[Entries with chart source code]
►

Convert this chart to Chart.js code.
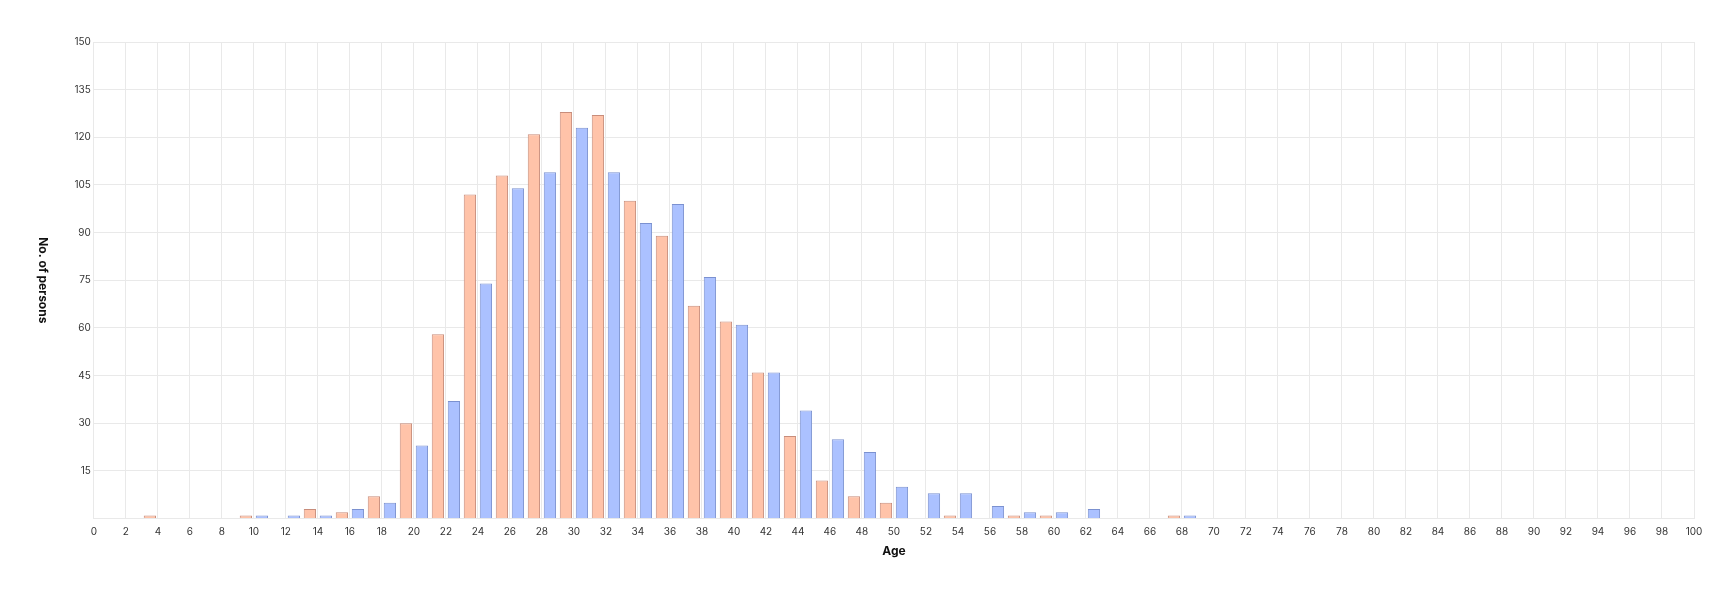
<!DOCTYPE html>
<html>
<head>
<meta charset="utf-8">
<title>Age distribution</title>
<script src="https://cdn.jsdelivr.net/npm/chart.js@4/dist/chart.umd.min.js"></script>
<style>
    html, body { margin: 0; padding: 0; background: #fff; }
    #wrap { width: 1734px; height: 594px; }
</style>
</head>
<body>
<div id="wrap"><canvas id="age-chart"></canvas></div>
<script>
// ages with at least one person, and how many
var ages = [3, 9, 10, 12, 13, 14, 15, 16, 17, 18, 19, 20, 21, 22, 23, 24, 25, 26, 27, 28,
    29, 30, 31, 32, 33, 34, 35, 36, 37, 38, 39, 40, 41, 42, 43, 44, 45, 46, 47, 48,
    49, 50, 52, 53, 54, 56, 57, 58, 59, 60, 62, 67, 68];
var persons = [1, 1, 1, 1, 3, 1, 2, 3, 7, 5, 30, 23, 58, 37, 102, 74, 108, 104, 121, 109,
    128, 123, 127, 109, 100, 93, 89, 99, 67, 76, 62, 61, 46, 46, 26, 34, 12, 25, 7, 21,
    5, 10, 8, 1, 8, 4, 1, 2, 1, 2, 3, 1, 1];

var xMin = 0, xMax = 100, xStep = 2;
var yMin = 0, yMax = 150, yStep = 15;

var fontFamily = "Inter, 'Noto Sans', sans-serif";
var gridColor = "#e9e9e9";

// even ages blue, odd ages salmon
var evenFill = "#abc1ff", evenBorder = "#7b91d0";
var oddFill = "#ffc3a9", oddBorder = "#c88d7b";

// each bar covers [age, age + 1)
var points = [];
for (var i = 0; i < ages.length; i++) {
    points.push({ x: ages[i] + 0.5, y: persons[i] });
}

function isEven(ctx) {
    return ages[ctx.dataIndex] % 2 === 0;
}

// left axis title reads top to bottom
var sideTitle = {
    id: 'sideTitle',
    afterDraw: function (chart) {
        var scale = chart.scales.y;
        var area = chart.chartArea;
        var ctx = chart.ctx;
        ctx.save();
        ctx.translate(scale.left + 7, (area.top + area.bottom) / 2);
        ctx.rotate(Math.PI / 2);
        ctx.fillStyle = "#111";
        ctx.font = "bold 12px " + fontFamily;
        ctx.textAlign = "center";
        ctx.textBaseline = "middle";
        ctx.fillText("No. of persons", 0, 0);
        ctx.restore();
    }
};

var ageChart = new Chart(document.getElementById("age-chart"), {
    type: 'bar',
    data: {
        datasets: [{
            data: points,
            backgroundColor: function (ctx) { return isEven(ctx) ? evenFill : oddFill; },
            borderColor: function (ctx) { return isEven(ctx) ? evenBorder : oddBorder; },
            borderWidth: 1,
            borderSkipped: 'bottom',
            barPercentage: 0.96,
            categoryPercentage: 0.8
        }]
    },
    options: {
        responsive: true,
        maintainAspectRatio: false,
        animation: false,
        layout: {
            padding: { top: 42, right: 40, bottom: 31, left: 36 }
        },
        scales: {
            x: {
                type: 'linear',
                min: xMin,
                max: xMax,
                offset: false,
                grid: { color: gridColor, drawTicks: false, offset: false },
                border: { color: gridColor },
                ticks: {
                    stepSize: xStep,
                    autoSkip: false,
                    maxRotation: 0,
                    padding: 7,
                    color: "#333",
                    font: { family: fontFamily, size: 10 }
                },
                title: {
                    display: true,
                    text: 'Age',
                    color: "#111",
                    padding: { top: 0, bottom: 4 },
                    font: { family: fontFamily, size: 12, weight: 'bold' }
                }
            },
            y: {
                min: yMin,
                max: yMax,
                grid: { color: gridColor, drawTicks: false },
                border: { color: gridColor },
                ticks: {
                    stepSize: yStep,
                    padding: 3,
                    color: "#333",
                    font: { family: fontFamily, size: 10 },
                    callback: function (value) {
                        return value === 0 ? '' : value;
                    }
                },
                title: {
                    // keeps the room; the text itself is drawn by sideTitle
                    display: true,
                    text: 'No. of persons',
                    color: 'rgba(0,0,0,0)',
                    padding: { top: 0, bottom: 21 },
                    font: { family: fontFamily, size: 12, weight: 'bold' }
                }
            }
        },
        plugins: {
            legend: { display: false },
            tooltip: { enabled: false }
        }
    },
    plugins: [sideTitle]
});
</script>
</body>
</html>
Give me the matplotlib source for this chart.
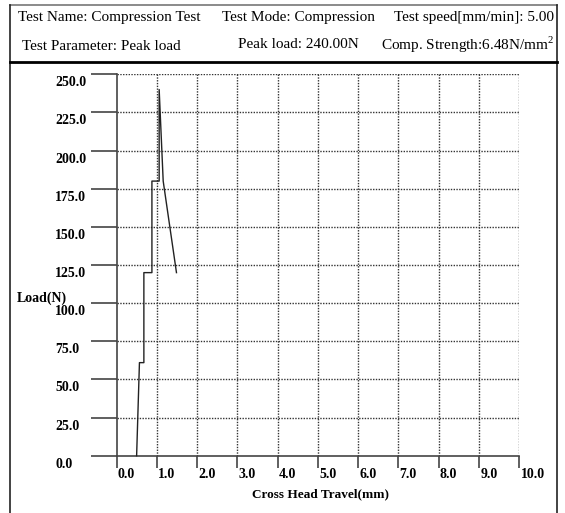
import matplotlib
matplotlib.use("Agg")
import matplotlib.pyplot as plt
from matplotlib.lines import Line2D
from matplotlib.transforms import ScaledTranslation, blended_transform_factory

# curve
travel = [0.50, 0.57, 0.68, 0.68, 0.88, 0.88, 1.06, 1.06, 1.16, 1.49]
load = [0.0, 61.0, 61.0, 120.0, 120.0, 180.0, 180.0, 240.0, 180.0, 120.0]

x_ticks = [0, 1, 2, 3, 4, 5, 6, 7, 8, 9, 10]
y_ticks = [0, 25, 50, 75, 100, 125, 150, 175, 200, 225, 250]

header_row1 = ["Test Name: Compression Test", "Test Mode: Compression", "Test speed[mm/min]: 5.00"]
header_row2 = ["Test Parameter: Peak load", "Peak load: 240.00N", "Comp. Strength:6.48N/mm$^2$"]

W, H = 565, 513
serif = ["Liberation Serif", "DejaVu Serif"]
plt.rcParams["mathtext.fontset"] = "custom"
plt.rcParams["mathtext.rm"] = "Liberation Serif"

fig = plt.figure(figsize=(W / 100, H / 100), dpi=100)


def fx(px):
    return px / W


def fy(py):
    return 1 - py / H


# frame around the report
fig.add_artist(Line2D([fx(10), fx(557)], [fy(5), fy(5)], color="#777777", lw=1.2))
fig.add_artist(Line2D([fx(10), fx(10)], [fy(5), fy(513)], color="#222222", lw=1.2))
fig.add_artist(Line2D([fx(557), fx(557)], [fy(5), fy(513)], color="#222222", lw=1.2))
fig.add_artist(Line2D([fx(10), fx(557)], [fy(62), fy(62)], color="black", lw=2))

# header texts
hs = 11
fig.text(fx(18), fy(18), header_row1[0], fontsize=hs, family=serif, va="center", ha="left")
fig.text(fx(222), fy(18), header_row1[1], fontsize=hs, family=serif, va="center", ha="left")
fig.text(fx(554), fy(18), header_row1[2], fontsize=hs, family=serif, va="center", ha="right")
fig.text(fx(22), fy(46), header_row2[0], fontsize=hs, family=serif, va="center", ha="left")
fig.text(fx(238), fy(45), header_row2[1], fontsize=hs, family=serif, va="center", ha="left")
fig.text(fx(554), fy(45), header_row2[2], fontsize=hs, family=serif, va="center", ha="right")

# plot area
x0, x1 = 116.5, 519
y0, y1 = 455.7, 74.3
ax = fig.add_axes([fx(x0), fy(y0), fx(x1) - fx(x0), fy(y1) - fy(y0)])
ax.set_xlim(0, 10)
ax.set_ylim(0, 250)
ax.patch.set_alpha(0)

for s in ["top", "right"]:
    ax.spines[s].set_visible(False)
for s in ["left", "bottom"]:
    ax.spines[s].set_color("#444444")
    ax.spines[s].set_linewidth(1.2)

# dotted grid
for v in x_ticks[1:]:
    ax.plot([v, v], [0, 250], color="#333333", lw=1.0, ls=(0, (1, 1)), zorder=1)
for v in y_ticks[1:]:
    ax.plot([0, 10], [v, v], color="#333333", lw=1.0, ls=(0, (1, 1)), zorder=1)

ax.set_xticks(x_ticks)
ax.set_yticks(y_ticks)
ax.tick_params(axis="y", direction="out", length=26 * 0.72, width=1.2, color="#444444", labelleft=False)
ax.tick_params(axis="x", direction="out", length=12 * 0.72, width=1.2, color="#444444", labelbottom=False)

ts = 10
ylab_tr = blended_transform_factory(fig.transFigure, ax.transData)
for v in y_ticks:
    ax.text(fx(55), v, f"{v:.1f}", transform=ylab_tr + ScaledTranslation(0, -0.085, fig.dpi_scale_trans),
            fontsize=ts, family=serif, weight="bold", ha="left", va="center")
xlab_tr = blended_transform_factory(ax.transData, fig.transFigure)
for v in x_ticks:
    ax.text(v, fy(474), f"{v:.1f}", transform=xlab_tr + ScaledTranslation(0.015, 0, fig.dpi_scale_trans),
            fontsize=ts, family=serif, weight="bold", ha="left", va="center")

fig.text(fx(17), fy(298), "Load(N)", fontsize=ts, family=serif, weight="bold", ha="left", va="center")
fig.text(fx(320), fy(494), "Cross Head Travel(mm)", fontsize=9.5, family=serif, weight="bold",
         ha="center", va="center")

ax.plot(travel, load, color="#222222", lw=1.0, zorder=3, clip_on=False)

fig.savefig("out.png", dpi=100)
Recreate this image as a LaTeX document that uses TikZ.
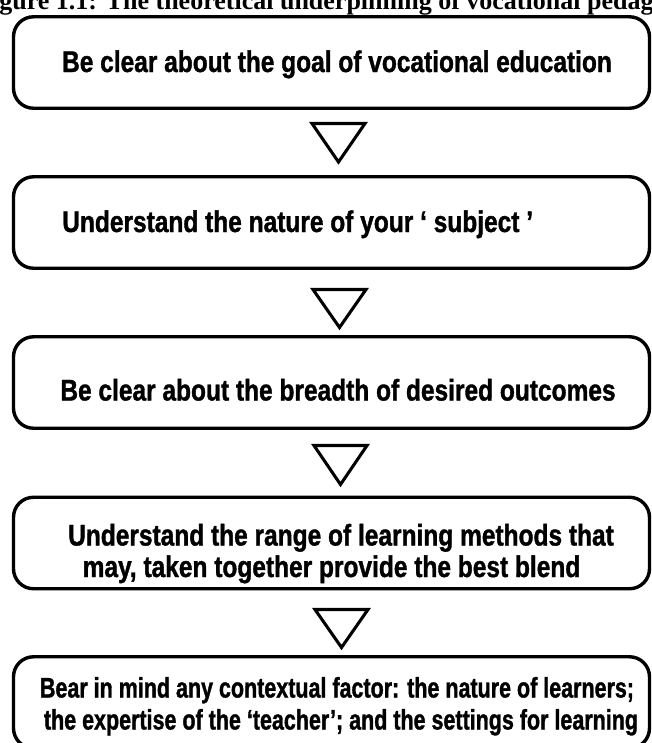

◄

Leaving out all pictures, set down exactly the lines of the material above, from the line with "Give me the matplotlib source for this chart." to the line with "ax.patch.set_alpha(0)" inclusive, and no others.

- [Final answer]:
Give me the matplotlib source for this chart.
import matplotlib
matplotlib.use("Agg")
import matplotlib.pyplot as plt
from matplotlib.lines import Line2D
from matplotlib.transforms import ScaledTranslation, blended_transform_factory

# curve
travel = [0.50, 0.57, 0.68, 0.68, 0.88, 0.88, 1.06, 1.06, 1.16, 1.49]
load = [0.0, 61.0, 61.0, 120.0, 120.0, 180.0, 180.0, 240.0, 180.0, 120.0]

x_ticks = [0, 1, 2, 3, 4, 5, 6, 7, 8, 9, 10]
y_ticks = [0, 25, 50, 75, 100, 125, 150, 175, 200, 225, 250]

header_row1 = ["Test Name: Compression Test", "Test Mode: Compression", "Test speed[mm/min]: 5.00"]
header_row2 = ["Test Parameter: Peak load", "Peak load: 240.00N", "Comp. Strength:6.48N/mm$^2$"]

W, H = 565, 513
serif = ["Liberation Serif", "DejaVu Serif"]
plt.rcParams["mathtext.fontset"] = "custom"
plt.rcParams["mathtext.rm"] = "Liberation Serif"

fig = plt.figure(figsize=(W / 100, H / 100), dpi=100)


def fx(px):
    return px / W


def fy(py):
    return 1 - py / H


# frame around the report
fig.add_artist(Line2D([fx(10), fx(557)], [fy(5), fy(5)], color="#777777", lw=1.2))
fig.add_artist(Line2D([fx(10), fx(10)], [fy(5), fy(513)], color="#222222", lw=1.2))
fig.add_artist(Line2D([fx(557), fx(557)], [fy(5), fy(513)], color="#222222", lw=1.2))
fig.add_artist(Line2D([fx(10), fx(557)], [fy(62), fy(62)], color="black", lw=2))

# header texts
hs = 11
fig.text(fx(18), fy(18), header_row1[0], fontsize=hs, family=serif, va="center", ha="left")
fig.text(fx(222), fy(18), header_row1[1], fontsize=hs, family=serif, va="center", ha="left")
fig.text(fx(554), fy(18), header_row1[2], fontsize=hs, family=serif, va="center", ha="right")
fig.text(fx(22), fy(46), header_row2[0], fontsize=hs, family=serif, va="center", ha="left")
fig.text(fx(238), fy(45), header_row2[1], fontsize=hs, family=serif, va="center", ha="left")
fig.text(fx(554), fy(45), header_row2[2], fontsize=hs, family=serif, va="center", ha="right")

# plot area
x0, x1 = 116.5, 519
y0, y1 = 455.7, 74.3
ax = fig.add_axes([fx(x0), fy(y0), fx(x1) - fx(x0), fy(y1) - fy(y0)])
ax.set_xlim(0, 10)
ax.set_ylim(0, 250)
ax.patch.set_alpha(0)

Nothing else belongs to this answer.